Readings: Sirach 4:11-19; Psalm 118 (119); Mark 9:38-40

'Early to bed, early to rise, makes one healthy, wealthy and wise'. So we were taught as children. The word 'early' is missing from the translation linked to here. It comes near the beginning of today's first reading, 'those who seek wisdom early, will win the Lord's good favour' (Sirach 4:12).

It is not clear whether it means early in the morning or when one is young. It could be the first. One of the striking things about the Wisdom literature is that it is as likely to be concerned with ordinary and banal things as with profound and unusual things. Either way the reader is encouraged to begin the quest for wisdom as soon as possible, earlier rather than later, today rather than tomorrow.

However, there is at first is a time of testing or initiation. (We were warned about this already in the first reading of yesterday's Mass.) Time is needed if we are to become accustomed to Wisdom. She plays hard to get, hides her face from time to time, and only gives herself finally to the one who perseveres in the disciplines needed to stay with her. Understanding her ways is not immediate or straightforward, we are not immediately at home with each other. In the translation linked here it says that Wisdom 'walks with (us) as a stranger' and the Revised Standard Version says 'she will walk with (us) in disguise'.

It brings to mind the journey to Emmaus when the disciples, disillusioned by their experience in Jerusalem, are joined in their desolate walk by a stranger. We know it is the Risen Lord, but something prevents them from recognising him. He acts as Wisdom does. So he is with them initially in disguise, as a stranger. He opens the Scriptures to them, giving them knowledge and understanding. He interprets the time of testing that has come upon them, and upon him. They invite him to share their meal but in reality it is he who brings them to his meal, and they recognise him in the breaking of the bread. The meal Wisdom offers her clients is one of the meals that informs our understanding of the Eucharist.

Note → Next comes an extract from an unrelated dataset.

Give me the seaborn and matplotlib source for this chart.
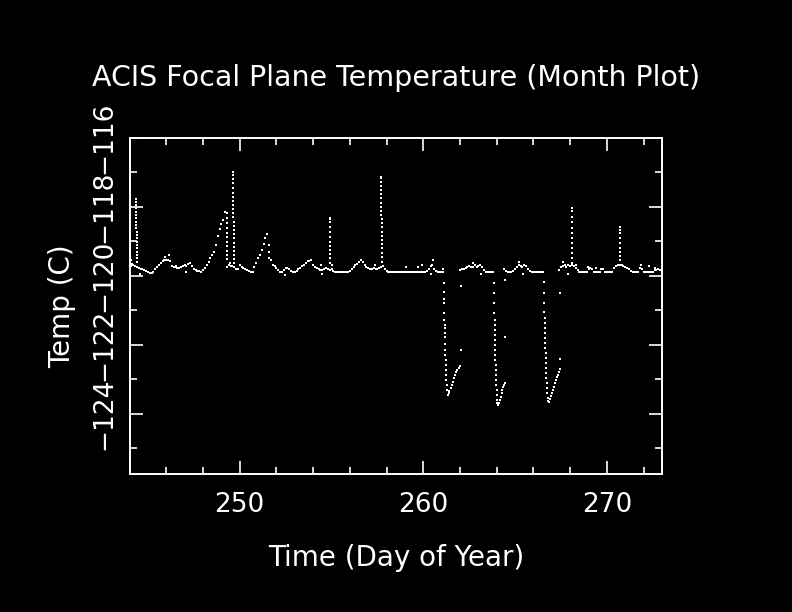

Once they have persevered through this time of testing, the seekers of wisdom possess her as they had not done before. 'She comes straight back to them', Sirach tells us, 'to strengthen and gladden them, to reveal her secrets to them, and to give them knowledge and discernment'. In an unexpected fulfillment of these descriptions of wisdom, Jesus risen from the dead comes straight back to his disciples, to strengthen and gladden them, to reveal his secrets to them, and to give them new knowledge and discernment. This he does in his teaching, in the meals he shares with them, in the participation in his Spirit which he makes possible for them, in the sacramental life of the Church which carries His life to them.

He is the Prophet spoken of in the Law. He is the Messiah spoken of by the Prophets. And he is also the Divine Wisdom spoken of in the Writings and in the Psalms (Luke 24:27, 44).